PROVIDENCE, R.I. (WPRI) — With a winter storm and frigid weather on the way, advocates voiced their concern for the homeless during a protest outside the Rhode Island State House Wednesday night.

A 24-hour warming station for the homeless opened inside the Cranston Street Armory last week but advocates say there is not enough space.

Gov. Dan McKee selected the Amos House to run the shelter, which includes a sleeping area with 66 cots, a medical facility, a cafeteria and gathering space, and an office where provider services will be available.

The temporary warming station will offer three meals per day and showers and will be open daily through April 15.

Advocates believe too many people are crammed into the warming station and say the state needs to continue to find space for the unhoused.

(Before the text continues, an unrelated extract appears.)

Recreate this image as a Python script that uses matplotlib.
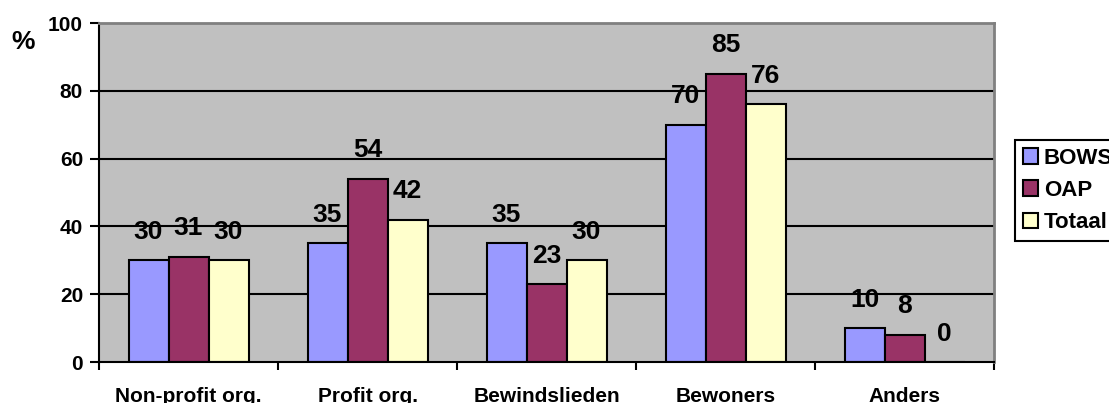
import matplotlib
matplotlib.use("Agg")
import matplotlib.pyplot as plt
import numpy as np
from matplotlib.patches import Patch

categories = ["Non-profit org.", "Profit org.", "Bewindslieden", "Bewoners", "Anders"]
series_names = ["BOWS", "OAP", "Totaal"]
bows = [30, 35, 35, 70, 10]
oap = [31, 54, 23, 85, 8]
totaal = [30, 42, 30, 76, 0]
y_ticks = [0, 20, 40, 60, 80, 100]

colors = ["#9999FF", "#993366", "#FFFFCC"]

plt.rcParams["font.family"] = ["Liberation Sans", "DejaVu Sans"]
plt.rcParams["font.weight"] = "bold"

fig = plt.figure(figsize=(11.09, 4.03), dpi=100)
ax = fig.add_axes([99 / 1109, 1 - 362 / 403, (994 - 99) / 1109, (362 - 23) / 403])
ax.set_facecolor("#C0C0C0")

x = np.arange(len(categories))
width = 40 / 179
values = [bows, oap, totaal]

for yv in y_ticks[1:-1]:
    ax.axhline(yv, color="black", lw=1.5, zorder=1)

for i, (name, vals, col) in enumerate(zip(series_names, values, colors)):
    pos = x + (i - 1) * width
    ax.bar(pos, vals, width, color=col, edgecolor="black", linewidth=1.5, zorder=2, label=name)
    for px, v in zip(pos, vals):
        ax.annotate(str(v), (px, v), xytext=(0, 20.5), textcoords="offset points",
                    ha="center", va="center", fontsize=19, fontweight="bold", zorder=3)

ax.set_xlim(-0.5, len(categories) - 0.5)
ax.set_ylim(0, 100)
ax.set_yticks(y_ticks)
ax.set_yticklabels([str(t) for t in y_ticks], fontsize=15, fontweight="bold")
ax.set_xticks(np.arange(-0.5, len(categories), 1.0))
ax.set_xticklabels([])
ax.set_xticks(x, minor=True)
ax.set_xticklabels(categories, minor=True, fontsize=15, fontweight="bold")
ax.tick_params(axis="x", which="minor", length=0, pad=18)
ax.tick_params(axis="x", which="major", length=6, width=1.5, direction="out")
ax.tick_params(axis="y", length=6.5, width=1.5, direction="out", pad=5)

for side in ["left", "bottom"]:
    ax.spines[side].set_color("black")
    ax.spines[side].set_linewidth(1.5)
for side in ["top", "right"]:
    ax.spines[side].set_color("#808080")
    ax.spines[side].set_linewidth(2)

fig.text(23 / 1109, 1 - 42 / 403, "%", fontsize=19, fontweight="bold", ha="center", va="center")

handles = [Patch(facecolor=c, edgecolor="black", linewidth=1.5) for c in colors]
leg = fig.legend(handles, series_names, loc="upper left",
                 bbox_to_anchor=(1015 / 1109, 1 - 140 / 403),
                 prop={"size": 16, "weight": "bold"}, frameon=True, fancybox=False,
                 edgecolor="black", framealpha=1, handlelength=0.68, handleheight=0.68,
                 handletextpad=0.27, borderpad=0.35, labelspacing=0.5, borderaxespad=0)
leg.get_frame().set_linewidth(1.5)

fig.savefig("out.png", dpi=100)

They recommend hotels.

“This is a very important problem that I think we all need to realize is here, it is here to stay and we either need to solve it or this happens every week until we are done,” said Pamela Poniatowski, Tri Chair RI Poor People’s Campaign.

The warming station opened up days after a homeless encampment was removed from Smith Hill. The encampment was removed after a judge sided with McKee’s administration in a legal dispute over whether the state was allowed to force them to leave.

McKee’s administration handed out notices earlier this month to the homeless protesters, ordering them to leave the State House grounds.